Kolera Günlerinde Aşk – Gabriel Garcia Marquez
aşık olmakla kolera olmuş olup karantina bayraklı bir gemide karanlık bir nehrin içine doğru süzülüyor olmanın aslında ne kadar paralel durumlar olduklarını hatırlara getiren güzel bir marquez kitabı…
The Book of M – Peng Shepherd
uzun zamandır en çok etkilendiğim kitaplardan biriydi. “dünyanın sonu geliyor herhalde” diye düşünüp endişelendiğim bu karantina günlerinde okuduğum için midir nedir bilmiyorum ama son birkaç haftadır dünyanın geldiği durumu gördükçe kitapta yaşananlar çok daha gerçekçi görünmeye başladı gözüme.

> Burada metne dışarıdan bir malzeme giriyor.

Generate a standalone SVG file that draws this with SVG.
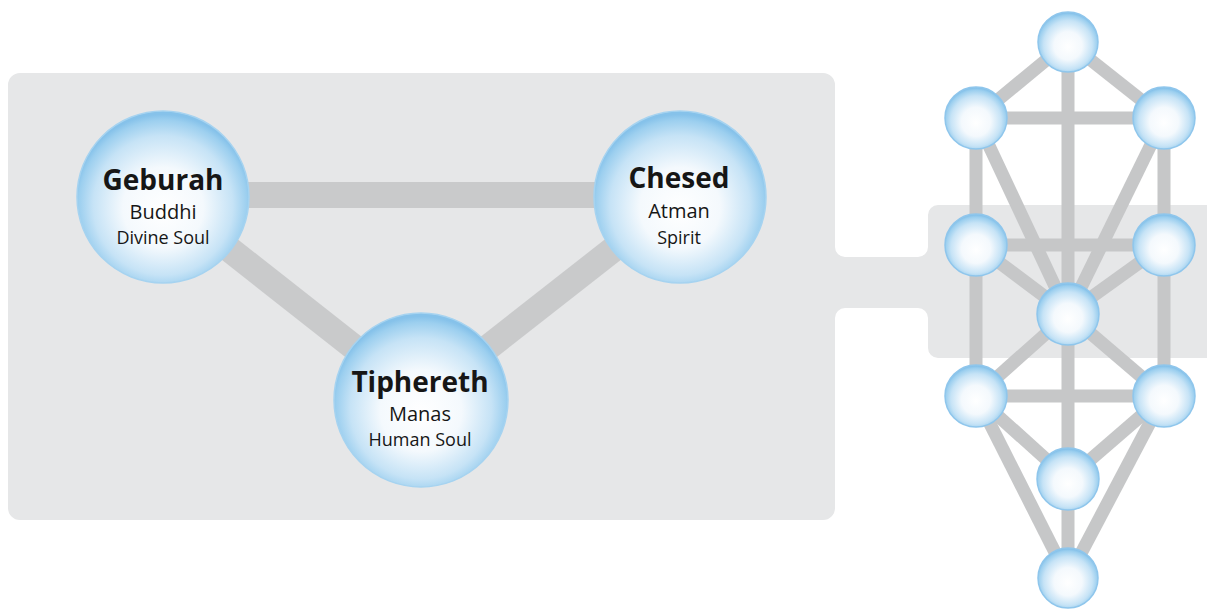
<svg xmlns="http://www.w3.org/2000/svg" width="1207" height="609" viewBox="0 0 1207 609">
<defs>
<radialGradient id="orb" cx="50%" cy="54%" r="52%" fx="50%" fy="58%">
<stop offset="0" stop-color="#ffffff"/>
<stop offset="0.45" stop-color="#f4f9fd"/>
<stop offset="0.78" stop-color="#c6e3f6"/>
<stop offset="0.94" stop-color="#9ccfef"/>
<stop offset="1" stop-color="#86c2ea"/>
</radialGradient>
<style>
.big{fill:url(#orb);stroke:#a6d3f0;stroke-width:1.5}
.small{fill:url(#orb);stroke:#8fc6ec;stroke-width:1.5}
.bar{stroke:#c9cacb;stroke-width:26;stroke-linecap:butt;fill:none}
.path{stroke:#c6c7c8;stroke-width:13;stroke-linecap:butt;fill:none}
text{font-family:"Open Sans","Noto Sans","Liberation Sans",sans-serif;fill:#161616;text-anchor:middle}
.t1{font-size:28px;font-weight:700}
.t2{font-size:20px}
.t3{font-size:18px}
</style>
</defs>
<rect width="1207" height="609" fill="#ffffff"/>
<g id="panel">
<path fill="#e6e7e8" d="M20,73 H823 A12,12 0 0 1 835,85 V247 A10,10 0 0 0 845,257 H918 A10,10 0 0 0 928,247 V215 A10,10 0 0 1 938,205 H1207 V358 H938 A10,10 0 0 1 928,348 V318 A10,10 0 0 0 918,308 H845 A10,10 0 0 0 835,318 V508 A12,12 0 0 1 823,520 H20 A12,12 0 0 1 8,508 V85 A12,12 0 0 1 20,73 Z"/>
</g>
<g id="connectors">
<line class="bar" x1="163" y1="195" x2="680" y2="195"/>
<line class="bar" x1="163" y1="197" x2="421" y2="400"/>
<line class="bar" x1="680" y1="197" x2="421" y2="400"/>
<g id="tree-paths">
<line class="path" x1="1068" y1="42" x2="976" y2="118"/>
<line class="path" x1="1068" y1="42" x2="1164" y2="118"/>
<line class="path" x1="1068" y1="42" x2="1068" y2="578"/>
<line class="path" x1="976" y1="118" x2="1164" y2="118"/>
<line class="path" x1="976" y1="118" x2="976" y2="396"/>
<line class="path" x1="1164" y1="118" x2="1164" y2="396"/>
<line class="path" x1="976" y1="118" x2="1068" y2="314"/>
<line class="path" x1="1164" y1="118" x2="1068" y2="314"/>
<line class="path" x1="976" y1="245" x2="1164" y2="245"/>
<line class="path" x1="976" y1="245" x2="1068" y2="314"/>
<line class="path" x1="1164" y1="245" x2="1068" y2="314"/>
<line class="path" x1="976" y1="396" x2="1068" y2="314"/>
<line class="path" x1="1164" y1="396" x2="1068" y2="314"/>
<line class="path" x1="976" y1="396" x2="1164" y2="396"/>
<line class="path" x1="976" y1="396" x2="1068" y2="479"/>
<line class="path" x1="1164" y1="396" x2="1068" y2="479"/>
<line class="path" x1="976" y1="396" x2="1068" y2="578"/>
<line class="path" x1="1164" y1="396" x2="1068" y2="578"/>
</g>
</g>
<g id="geburah">
<circle class="big" cx="163" cy="197" r="86"/>
<text class="t1" x="163" y="190">Geburah</text>
<text class="t2" x="163" y="219">Buddhi</text>
<text class="t3" x="163" y="244">Divine Soul</text>
</g>
<g id="chesed">
<circle class="big" cx="680" cy="197" r="86"/>
<text class="t1" x="679" y="188">Chesed</text>
<text class="t2" x="679" y="218">Atman</text>
<text class="t3" x="679" y="244">Spirit</text>
</g>
<g id="tiphereth">
<circle class="big" cx="421" cy="400" r="87"/>
<text class="t1" x="420" y="392">Tiphereth</text>
<text class="t2" x="420" y="421">Manas</text>
<text class="t3" x="420" y="446">Human Soul</text>
</g>
<g id="tree-nodes">
<circle id="kether" class="small" cx="1068" cy="42" r="30"/>
<circle id="binah" class="small" cx="976" cy="118" r="31"/>
<circle id="chokmah" class="small" cx="1164" cy="118" r="31"/>
<circle id="t-geburah" class="small" cx="976" cy="245" r="31"/>
<circle id="t-chesed" class="small" cx="1164" cy="245" r="31"/>
<circle id="t-tiphereth" class="small" cx="1068" cy="314" r="31"/>
<circle id="hod" class="small" cx="976" cy="396" r="31"/>
<circle id="netzach" class="small" cx="1164" cy="396" r="31"/>
<circle id="yesod" class="small" cx="1068" cy="479" r="31"/>
<circle id="malkuth" class="small" cx="1068" cy="578" r="30"/>
</g>
</svg>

“gölgesizlik” temasını işlemiş yazar. distopik bir kurgu. insanlar gölgelerini kaybediyorlar ve bununla birlikte bütün anılarını, sevdiklerini, kendilerini hatta en sonunda yemek yemek, tuvalete gitmek gibi en temel ihtiyaçlarını bile unuttukları bir noktaya geliyorlar. yavaş yavaş bu illete yakalanan insanların artmasıyla dünyanın yok olmanın eşiğine geldiğini görüyoruz. her şey önce yavaş yavaş başlıyor. gölgesizliğin uğramadığı ülkeler, şehirler olayları uzaktan izliyor. önce kimse pek önemsemiyor, ta ki onların da başına gelene kadar…tanıdık geldi mi?